'120 pulsaciones por minuto'. Cuando el amor venció al SIDA

Robin Campillo se llevó el Gran Premio del Jurado en el pasado Festival de Cannes por esta personalísima historia de su pasado como activista contra el sida

Artículo original en El Español

Desirée de Fez

Una de las cosas más impresionantes de 120 pulsaciones por minuto (2017), sin duda una de las mejores películas que veremos este año, es el diálogo que se establece en ella entre lo colectivo y lo íntimo. Centrada en la lucha del grupo de activistas ACT UP para concienciar a la sociedad francesa (en todas sus dimensiones) a principios de los 90 sobre el sida, la película de Robin Campillo parece estar partida en dos. La primera mitad es la crónica de ese activismo, una recreación –urgente, intensa y tocada por la verdad– de las asambleas del colectivo, de su constante y agitado intercambio de opiniones y pareceres.

También de sus llamativas –y necesariamente temerarias– acciones para azuzar a una sociedad que hacía la vista gorda ante esa realidad. Director de la espléndida La resurrección de los muertos (2004) y guionista de algunas películas de Laurent Cantet (entre ellas La clase –2008–, filme con una oratoria muy similar a la de la primera mitad de 120 pulsaciones por minuto), Robin Campillo alterna en esta parte con maestría la palabra y la acción, ambas perfectamente medidas en su exceso.

Los ciegos e irresponsables

Describe con precisión la batalla del colectivo y el contexto ciego y/o irresponsable contra el que deben lidiar (políticos, farmacéuticas, medios de comunicación, opinión pública…), pero no firma una película de tesis.
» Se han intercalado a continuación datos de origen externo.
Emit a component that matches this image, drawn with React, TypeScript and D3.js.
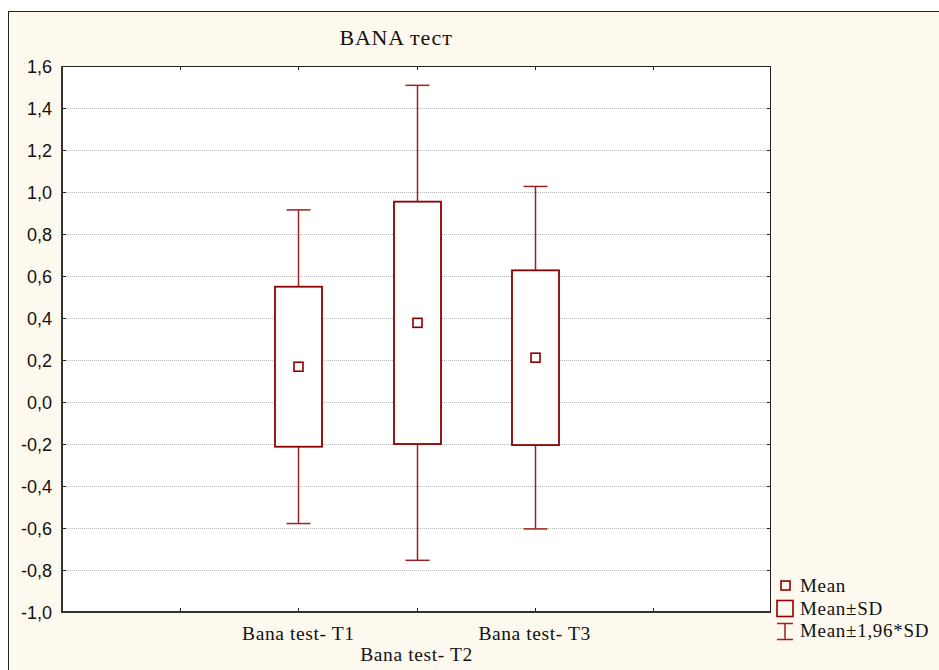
import React from "react";
import * as d3 from "d3";

// Per-group summary statistics
const groups = ["Bana test- T1", "Bana test- T2", "Bana test- T3"];
const means = [0.168, 0.377, 0.211];
const sds = [0.381, 0.577, 0.416];
const yTicks = [-1.0, -0.8, -0.6, -0.4, -0.2, 0.0, 0.2, 0.4, 0.6, 0.8, 1.0, 1.2, 1.4, 1.6];
const legendItems = ["Mean", "Mean±SD", "Mean±1,96*SD"];

const W = 939;
const H = 670;
const plot = { left: 62, right: 771, top: 66, bottom: 612 };
const RED = "#8b0000";
const WHISK = "#9a2222";
const SERIF = "'Liberation Serif', 'DejaVu Serif', serif";
const SANS = "'Liberation Sans', Arial, sans-serif";

export default function App() {
  const x = d3.scaleLinear().domain([0, 6]).range([plot.left, plot.right]);
  const y = d3.scaleLinear().domain([-1, 1.6]).range([plot.bottom, plot.top]);
  const catPos = groups.map((_, i) => i + 2);
  const xTicks = d3.range(1, 6);
  const fmt = (v: number) => d3.format(".1f")(v).replace(".", ",").replace("−", "-");

  const boxW = 47;
  const capW = 24;
  const meanS = 9;

  return (
    <svg
      width={W}
      height={H}
      style={{ position: "absolute", left: 0, top: 0, background: "#ffffff" }}
    >
      {/* outer frame */}
      <rect x={8.5} y={11.5} width={W + 20} height={H + 20} fill="#fef9ee" stroke="#222" strokeWidth={1} />

      {/* title */}
      <text
        x={396}
        y={45}
        textAnchor="middle"
        fontFamily={SERIF}
        fontSize={22}
        letterSpacing={0.8}
        fill="#111"
      >
        BANA тест
      </text>

      {/* plot area */}
      <rect
        x={plot.left}
        y={plot.top}
        width={plot.right - plot.left}
        height={plot.bottom - plot.top}
        fill="#ffffff"
      />

      {/* grid */}
      {yTicks.slice(1, -1).map((t) => (
        <line
          key={"g" + t}
          x1={plot.left}
          x2={plot.right}
          y1={Math.round(y(t)) + 0.5}
          y2={Math.round(y(t)) + 0.5}
          stroke="#b8b8b8"
          strokeWidth={1}
          strokeDasharray="1,1"
        />
      ))}

      {/* y ticks and labels */}
      {yTicks.map((t) => {
        const yy = Math.round(y(t)) + 0.5;
        return (
          <g key={"y" + t}>
            <line x1={plot.left} x2={plot.left + 4} y1={yy} y2={yy} stroke="#222" />
            <line x1={plot.right - 4} x2={plot.right} y1={yy} y2={yy} stroke="#222" />
            <text
              x={52}
              y={yy}
              dy="0.36em"
              textAnchor="end"
              fontFamily={SANS}
              fontSize={18}
              fill="#111"
            >
              {fmt(t)}
            </text>
          </g>
        );
      })}

      {/* x ticks */}
      {xTicks.map((t) => {
        const xx = Math.round(x(t)) + 0.5;
        return (
          <g key={"x" + t}>
            <line x1={xx} x2={xx} y1={plot.top} y2={plot.top + 4} stroke="#222" />
            <line x1={xx} x2={xx} y1={plot.bottom - 4} y2={plot.bottom} stroke="#222" />
          </g>
        );
      })}

      {/* plot border */}
      <rect
        x={plot.left + 0.5}
        y={plot.top + 0.5}
        width={plot.right - plot.left - 1}
        height={plot.bottom - plot.top - 1}
        fill="none"
        stroke="#222"
        strokeWidth={1}
      />
      <line x1={plot.left} x2={plot.left} y1={plot.top} y2={plot.bottom + 1} stroke="#333" strokeWidth={2} />
      <line x1={plot.left - 1} x2={plot.right} y1={plot.bottom} y2={plot.bottom} stroke="#333" strokeWidth={2} />

      {/* boxes and whiskers */}
      {groups.map((g, i) => {
        const cx = Math.round(x(catPos[i])) + 0.5;
        const m = means[i];
        const s = sds[i];
        const wHi = y(m + 1.96 * s);
        const wLo = y(m - 1.96 * s);
        const bHi = y(m + s);
        const bLo = y(m - s);
        return (
          <g key={g}>
            <line x1={cx} x2={cx} y1={wHi} y2={bHi} stroke={WHISK} strokeWidth={1.5} />
            <line x1={cx} x2={cx} y1={bLo} y2={wLo} stroke={WHISK} strokeWidth={1.5} />
            <line x1={cx - capW / 2} x2={cx + capW / 2} y1={wHi} y2={wHi} stroke={WHISK} strokeWidth={1.5} />
            <line x1={cx - capW / 2} x2={cx + capW / 2} y1={wLo} y2={wLo} stroke={WHISK} strokeWidth={1.5} />
            <rect
              x={cx - boxW / 2}
              y={bHi}
              width={boxW}
              height={bLo - bHi}
              fill="#ffffff"
              stroke={RED}
              strokeWidth={1.8}
            />
            <rect
              x={cx - meanS / 2}
              y={y(m) - meanS / 2}
              width={meanS}
              height={meanS}
              fill="#ffffff"
              stroke={RED}
              strokeWidth={1.6}
            />
          </g>
        );
      })}

      {/* category labels, staggered */}
      {groups.map((g, i) => (
        <text
          key={"l" + g}
          x={x(catPos[i])}
          y={i % 2 === 0 ? 640 : 661}
          textAnchor="middle"
          fontFamily={SERIF}
          fontSize={19.5}
          letterSpacing={0.6}
          fill="#111"
        >
          {g}
        </text>
      ))}

      {/* legend */}
      <g>
        <rect x={781} y={581} width={9} height={9} fill="none" stroke={RED} strokeWidth={1.6} />
        <rect x={777} y={600.5} width={16} height={16} fill="none" stroke={RED} strokeWidth={1.6} />
        <line x1={785} x2={785} y1={623.5} y2={639.5} stroke={WHISK} strokeWidth={1.5} />
        <line x1={777} x2={793} y1={623.5} y2={623.5} stroke={WHISK} strokeWidth={1.5} />
        <line x1={777} x2={793} y1={639.5} y2={639.5} stroke={WHISK} strokeWidth={1.5} />
        {legendItems.map((t, i) => (
          <text
            key={t}
            x={800}
            y={592 + i * 22.5}
            fontFamily={SERIF}
            fontSize={19}
            letterSpacing={0.7}
            fill="#111"
          >
            {t}
          </text>
        ))}
      </g>
    </svg>
  );
}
El apego a los personajes, siempre en primer plano, integrados en el colectivo pero no desdibujados dentro de él, el nervio de un texto repleto de matices, contradicciones y ambigüedades (profundamente humano, nunca redicho) y la agitación del conjunto, esa sensación de que la película está más viva que contada, alejan 120 pulsaciones por minuto del cine social más rígido o excesivamente didáctico.

En la segunda mitad, la película se repliega. Sin perder jamás la idea del grupo, del colectivo unido (aunque haya dentro mil historias distintas) por una misma lucha, el filme de Campillo se acerca a la intimidad de varios personajes y cambia la acción por el reposo. O, mejor dicho, cambia la batalla colectiva y enérgica por la lucha interior (física, afectiva, familiar) contra la enfermedad. 120 pulsaciones por minuto es una película bellísima.

Su respeto por el relato, los personajes y sus historias es absolutamente abrumador. Y, pese a la dureza de muchas cosas que cuenta, nunca es lúgubre, nunca se desliza peligrosamente hacia lo escabroso, nunca –aunque cueste de creer– es demasiado triste. No es porque haya en ella vías de escape, no es porque reúna concesiones al espectador o claros elementos liberadores. Ni siquiera las escenas de club, de las más bonitas que recuerdo, están planteadas como fugas o paréntesis. Es porque, por cursi que suene, el amor está todo el rato presente, es la verdadera base del relato. 120 pulsaciones por minuto está llena de historias de amor, de todos los tipos (familiar, romántico, maternofilial, adulto, idealizado, platónico, comprensivo, maduro).

Entre lo íntimo y lo colectivo

La película de Campillo no se regodea en la tragedia, pero tampoco la esconde y/o la rebaja. Es esta sabia decisión la que une las dos partes del filme, la que establece el diálogo entre lo íntimo y lo colectivo del que hablaba al inicio del artículo. Sería un error reprocharle a Campillo, también autor del guión, la claridad con la que narra la enfermedad de Sean (qué impresionante es la interpretación de Nahuel Pérez Biscayart), uno de los personajes principales, y captura el dolor de los que le quieren, entre ellos su pareja (Arnaud Valois, también inmenso).

Básicamente porque el motor de la primera parte del filme –la de la asamblea, la acción y la queja constructiva– es la importancia de hacer visible lo que algunos, lo que muchos, no saben/no quieren afrontar y parecen empeñados en ocultar. Ahí está el diálogo entre lo personal y lo colectivo. Y ahí está lo que hace de 120 pulsaciones por minuto una película que no se acaba en su temática, que se refleja en mil situaciones del pasado, del presente y, probablemente y por desgracia, del futuro.